Manning's arrival in Providence caused a temporary schism in the First Baptist Church. When the pastor and some of the congregation withdrew, Manning became the pastor, a position he held from 1770 until 1791. Under his leadership, the church introduced congregational singing, expanded the terms of communion to include more Baptists, and moved to a more stringent Calvinistic theology.

During his twenty-one year tenure in Providence, Manning became a prominent civic leader and even served Rhode Island in the Confederation Congress as a delegate. Although he was a reluctant revolutionary, Manning became a staunch advocate of the federal Constitution, and he was instrumental in securing support for ratification from Baptists in Rhode Island and Massachusetts. Manning was one of the earliest New England Baptists to become involved in the abolitionist movement joining an anti-slavery society formed by Moses Brown.

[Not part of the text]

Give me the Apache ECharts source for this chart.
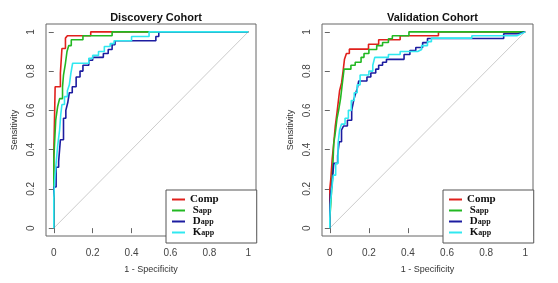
<!DOCTYPE html>
<html>
<head>
<meta charset="utf-8">
</head>
<body style="margin:0">
<div id="container" style="width:558px;height:283px"></div>
<script src="https://cdn.jsdelivr.net/npm/echarts@6/dist/echarts.min.js"></script>
<script>
// ROC curves, points as [1 - specificity, sensitivity]
var names = ['Comp', 'Sapp', 'Dapp', 'Kapp'];
var colors = ['#e0201c', '#22b822', '#1c1ca0', '#30e8f0'];
var ticks = [0, 0.2, 0.4, 0.6, 0.8, 1];
var titles = ['Discovery Cohort', 'Validation Cohort'];
var diagonal = [[0, 0], [1, 1]];

var discComp = [[0,0],[0,0.37],[0.007,0.37],[0.007,0.72],[0.034,0.72],[0.034,0.79],[0.042,0.79],[0.042,0.915],[0.06,0.915],[0.06,0.968],[0.07,0.968],[0.07,0.98],[0.19,0.98],[0.19,1],[1,1]];
var discSapp = [[0,0],[0,0.35],[0.005,0.35],[0.005,0.45],[0.01,0.45],[0.01,0.55],[0.02,0.55],[0.02,0.62],[0.03,0.62],[0.03,0.66],[0.045,0.66],[0.045,0.72],[0.05,0.72],[0.05,0.78],[0.06,0.78],[0.06,0.84],[0.068,0.84],[0.068,0.9],[0.077,0.9],[0.077,0.93],[0.09,0.93],[0.09,0.96],[0.15,0.96],[0.15,0.98],[0.3,0.98],[0.3,1],[1,1]];
var discDapp = [[0,0],[0,0.21],[0.012,0.21],[0.012,0.31],[0.025,0.31],[0.025,0.34],[0.034,0.34],[0.034,0.45],[0.05,0.45],[0.05,0.56],[0.062,0.56],[0.062,0.6],[0.072,0.6],[0.072,0.64],[0.08,0.64],[0.08,0.69],[0.095,0.69],[0.095,0.72],[0.115,0.72],[0.115,0.77],[0.135,0.77],[0.135,0.8],[0.15,0.8],[0.15,0.83],[0.18,0.83],[0.18,0.855],[0.2,0.855],[0.2,0.87],[0.255,0.87],[0.255,0.89],[0.28,0.89],[0.28,0.91],[0.3,0.91],[0.3,0.935],[0.315,0.935],[0.315,0.955],[0.525,0.955],[0.525,0.976],[0.54,0.976],[0.54,1],[1,1]];
var discKapp = [[0,0],[0,0.15],[0.005,0.15],[0.005,0.25],[0.012,0.25],[0.012,0.33],[0.02,0.33],[0.02,0.42],[0.03,0.42],[0.03,0.5],[0.036,0.5],[0.036,0.58],[0.042,0.58],[0.042,0.63],[0.055,0.63],[0.055,0.67],[0.07,0.67],[0.07,0.7],[0.08,0.7],[0.08,0.73],[0.088,0.73],[0.088,0.79],[0.097,0.79],[0.097,0.84],[0.18,0.84],[0.18,0.865],[0.2,0.865],[0.2,0.88],[0.23,0.88],[0.23,0.9],[0.26,0.9],[0.26,0.925],[0.29,0.925],[0.29,0.94],[0.31,0.94],[0.31,0.955],[0.4,0.955],[0.4,0.976],[0.49,0.976],[0.49,1],[1,1]];

var valComp = [[0,0],[0,0.2],[0.005,0.2],[0.005,0.25],[0.012,0.25],[0.012,0.35],[0.02,0.35],[0.02,0.43],[0.028,0.43],[0.028,0.52],[0.037,0.52],[0.037,0.59],[0.044,0.59],[0.044,0.65],[0.05,0.65],[0.05,0.7],[0.06,0.7],[0.06,0.74],[0.068,0.74],[0.068,0.8],[0.075,0.8],[0.075,0.86],[0.085,0.86],[0.085,0.89],[0.1,0.89],[0.1,0.912],[0.198,0.912],[0.198,0.937],[0.25,0.937],[0.25,0.96],[0.36,0.96],[0.36,0.98],[0.556,0.98],[0.556,1],[1,1]];
var valSapp = [[0,0],[0,0.05],[0.004,0.05],[0.004,0.11],[0.01,0.11],[0.01,0.21],[0.015,0.21],[0.015,0.3],[0.02,0.3],[0.02,0.43],[0.03,0.43],[0.03,0.5],[0.037,0.5],[0.037,0.56],[0.045,0.56],[0.045,0.6],[0.055,0.6],[0.055,0.66],[0.062,0.66],[0.062,0.72],[0.068,0.72],[0.068,0.77],[0.073,0.77],[0.073,0.81],[0.108,0.81],[0.108,0.83],[0.13,0.83],[0.13,0.845],[0.16,0.845],[0.16,0.87],[0.175,0.87],[0.175,0.89],[0.2,0.89],[0.2,0.91],[0.24,0.91],[0.24,0.93],[0.27,0.93],[0.27,0.946],[0.3,0.946],[0.3,0.965],[0.32,0.965],[0.32,0.98],[0.405,0.98],[0.405,1],[1,1]];
var valDapp = [[0,0],[0,0.1],[0.003,0.1],[0.003,0.17],[0.012,0.17],[0.012,0.23],[0.02,0.23],[0.02,0.33],[0.04,0.33],[0.04,0.37],[0.048,0.37],[0.048,0.44],[0.06,0.44],[0.06,0.5],[0.07,0.5],[0.07,0.52],[0.09,0.52],[0.09,0.55],[0.112,0.55],[0.112,0.6],[0.122,0.6],[0.122,0.65],[0.13,0.65],[0.13,0.68],[0.14,0.68],[0.14,0.71],[0.148,0.71],[0.148,0.75],[0.19,0.75],[0.19,0.77],[0.21,0.77],[0.21,0.79],[0.235,0.79],[0.235,0.81],[0.25,0.81],[0.25,0.83],[0.27,0.83],[0.27,0.845],[0.29,0.845],[0.29,0.86],[0.38,0.86],[0.38,0.885],[0.41,0.885],[0.41,0.905],[0.44,0.905],[0.44,0.92],[0.475,0.92],[0.475,0.945],[0.5,0.945],[0.5,0.966],[0.89,0.966],[0.89,0.99],[0.965,0.99],[0.965,1],[1,1]];
var valKapp = [[0,0],[0,0.05],[0.003,0.05],[0.003,0.12],[0.01,0.12],[0.01,0.2],[0.018,0.2],[0.018,0.27],[0.03,0.27],[0.03,0.33],[0.042,0.33],[0.042,0.43],[0.05,0.43],[0.05,0.5],[0.06,0.5],[0.06,0.53],[0.078,0.53],[0.078,0.56],[0.095,0.56],[0.095,0.6],[0.11,0.6],[0.11,0.65],[0.125,0.65],[0.125,0.69],[0.14,0.69],[0.14,0.73],[0.155,0.73],[0.155,0.78],[0.2,0.78],[0.2,0.8],[0.22,0.8],[0.22,0.83],[0.23,0.83],[0.23,0.87],[0.3,0.87],[0.3,0.885],[0.36,0.885],[0.36,0.9],[0.45,0.9],[0.45,0.91],[0.47,0.91],[0.47,0.93],[0.5,0.93],[0.5,0.95],[0.52,0.95],[0.52,0.968],[0.727,0.968],[0.727,0.98],[0.957,0.98],[1,1]];

var panels = [
  [discComp, discSapp, discDapp, discKapp],
  [valComp, valSapp, valDapp, valKapp]
];

var chart = echarts.init(document.getElementById('container'), null, { renderer: 'canvas' });

var grids = [
  { left: 46, top: 24, width: 210, height: 212 },
  { left: 322, top: 24, width: 211, height: 212 }
];

function axis(i, isX) {
  return {
    type: 'value',
    gridIndex: i,
    min: -0.04,
    max: 1.04,
    name: isX ? '1 - Specificity' : 'Sensitivity',
    nameLocation: 'middle',
    nameGap: isX ? 29 : 27,
    nameTextStyle: { fontFamily: 'Liberation Sans', fontSize: 9, color: '#333' },
    axisLine: { show: false },
    splitLine: { show: false },
    axisTick: { show: true, length: 5, customValues: ticks, lineStyle: { color: '#666' } },
    axisLabel: {
      customValues: ticks,
      rotate: isX ? 0 : 90,
      margin: isX ? 12 : 10,
      fontFamily: 'Liberation Sans',
      fontSize: 10,
      color: '#444'
    }
  };
}

var series = [];
panels.forEach(function (curves, p) {
  series.push({
    type: 'line',
    xAxisIndex: p,
    yAxisIndex: p,
    data: diagonal,
    showSymbol: false,
    silent: true,
    lineStyle: { color: '#cccccc', width: 1 },
    z: 1
  });
  curves.forEach(function (c, k) {
    series.push({
      name: names[k],
      type: 'line',
      xAxisIndex: p,
      yAxisIndex: p,
      data: c,
      showSymbol: false,
      color: colors[k],
      lineStyle: { width: 1.6 },
      z: 2 + k
    });
  });
});

function legend(left) {
  return {
    data: names,
    orient: 'vertical',
    left: left,
    top: 190,
    icon: 'rect',
    itemWidth: 13,
    itemHeight: 2,
    itemGap: 0,
    padding: [4, 38, 5, 6],
    backgroundColor: '#fff',
    borderColor: '#555',
    borderWidth: 1,
    selectedMode: false,
    formatter: function (n) {
      return n === 'Comp' ? '{b|Comp}' : '{b| ' + n[0] + '}{s|app}';
    },
    textStyle: {
      rich: {
        b: { fontFamily: 'Liberation Serif', fontWeight: 'bold', fontSize: 11, color: '#111', lineHeight: 9 },
        s: { fontFamily: 'Liberation Serif', fontWeight: 'bold', fontSize: 8, color: '#111', lineHeight: 9, verticalAlign: 'bottom' }
      }
    }
  };
}

var option = {
  animation: false,
  backgroundColor: '#fff',
  title: titles.map(function (t, i) {
    var g = grids[i];
    return {
      text: t,
      left: g.left + g.width / 2,
      textAlign: 'center',
      top: 7,
      textStyle: { fontFamily: 'Liberation Sans', fontSize: 11, fontWeight: 'bold', color: '#111' }
    };
  }),
  grid: grids.map(function (g) {
    return Object.assign({ show: true, borderColor: '#666', borderWidth: 1, backgroundColor: '#fff' }, g);
  }),
  xAxis: [axis(0, true), axis(1, true)],
  yAxis: [axis(0, false), axis(1, false)],
  legend: [legend(166), legend(443)],
  series: series
};

chart.setOption(option);
</script>
</body>
</html>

In April, 1791 Manning resigned as pastor of the First Baptist Church and requested that the college find a new president. He was still serving in the latter capacity when he suffered a fatal stroke in July, 1791. According to his biographers, Manning's greatest significance lies in his contributions to the institutional development of the Baptist denomination. While the college became a focus of Baptist identity, Manning worked to develop his denomination in other ways, and his influence helped reestablish Calvinism as the theological standard among New England Baptists. This Calvinism, says biographer Charles Dunn, “was not a theological straightjacket, but served as a common reference around which disparate New England Baptists could coalesce and from which they could evolve.”